Although US police departments have existed since 1843 and have been armed since the 1850s, the persistent image from the mid-20th century was the cop-on-the-beat. The country was more 'Car 54 Where Are You,' than it was 'NYPD Blue.'
That began to change with funding from President Nixon's War on Drugs in the 1970s. As cops faced a perceived threat of well-armed drug dealers, money began to flow from the feds to fund investments in heavy-duty materiel and SWAT team formation. It reached flood stage in the 1980s with the Military Cooperation with Law Enforcement Agencies Act, became a raging torrent in the name of Homeland Security after 9/11, and continues to this day.
Thus it is that Neenah, WI has its own mine-resistant troop carrier (to address a crime rate 1/5 the national average), South Dakota's 800,000 inhabitants enjoy a $100 million investment in their security (if you were a terrorist, or even a self-respecting bandit, would you target Sioux Falls?), and Richland County SC has a modified tank proudly displayed on its website. Police departments have absorbed almost 900 armored vehicles, 533 aircraft and 94,000(!) machine guns.
Okay, one might reasonably ask, it's for safety ? so what's wrong with that? A few things come to mind.
First, it is axiomatic that 'that which is owned gets used' ? often unnecessarily. Thus, SWAT teams have been dispatched to bust a string of clip joints in Florida, where the worst offense was barbering without a license. A speak-easy near Yale University was raided and found to condone under-age drinking. Libertarian journalist Radley Balko writes in his book The Rise of the Warrior Cop that SWAT teams are 'mostly used to serve warrants for non-violent crimes.' * Call me old-fashioned, but that's not the American environment I wish to inhabit.

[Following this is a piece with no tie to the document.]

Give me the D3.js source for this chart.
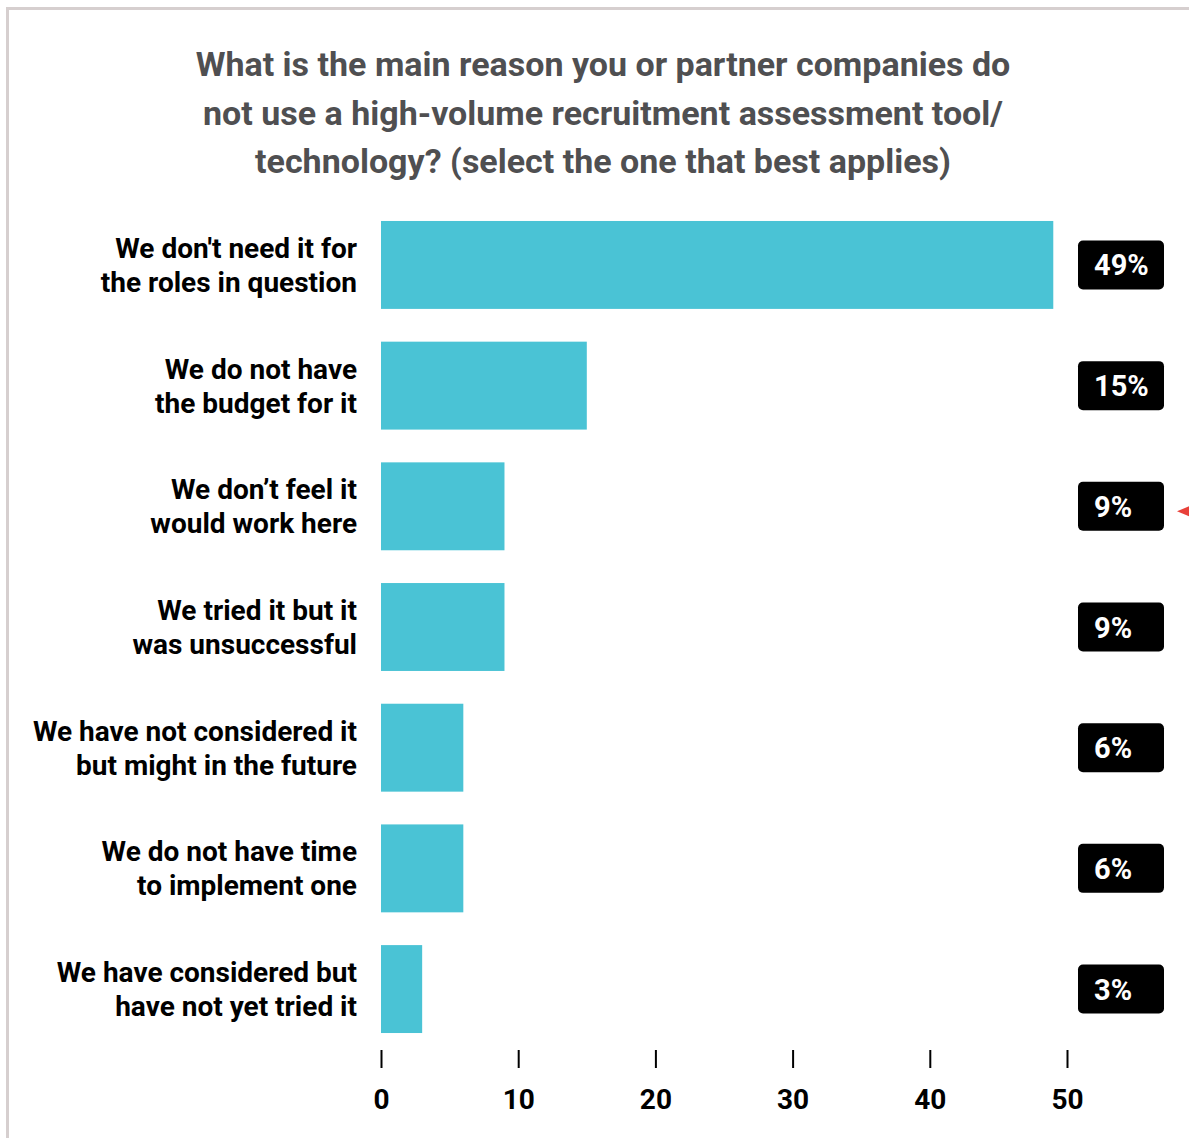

Secondly, as NPR's excellent Steve Inskeep points out in the Ferguson report, clothes do sometimes make the man. He quotes a police chief's rueful observation that when his officers show-up 'soft' in uniforms only, they tend to engage with people. But when they arrive in riot gear, well then, riots often ensue. It's a kind of a perverse Hawthorne Effect, where people act-out according to the evident expectation. As a Ferguson resident explained, when somebody's looking for a fight, that's what he'll get.
In a place like Ferguson, where frustration and passions are already running high, is it a good idea for the authorities to arrive in battle gear? I think not. I also believe it promotes an over-aggressive, shoot-first mentality that loses sight of the relative stakes, and may contribute to unnecessary further carnage. The police in Ferguson were there mostly to protect property, after all. Does that mission justify the tactics used, risking more personal tragedy and foreclosing the very American freedom of protest?
Mike Brown is only the latest unarmed civilian to be killed ? closer to home, the toy rifle kid in the North Bay also comes to mind. I can't claim causation, but there's enough smoke to raise the concern. Police work is sometimes gawdawfully difficult, and its subjects are often hostile. But since that is always true, do we really want to make it more so by signaling conflict at the outset? I want military tactics to be a last resort, not the first instinct.
Otherwise the policeman really is preserving ? or even fomenting ? disorder.
* As an animal welfare guy, I would also note that the collateral damage in too many of these raids is family pets, who don't have to be constitutional scholars to recognize an unreasonable invasion of their homes.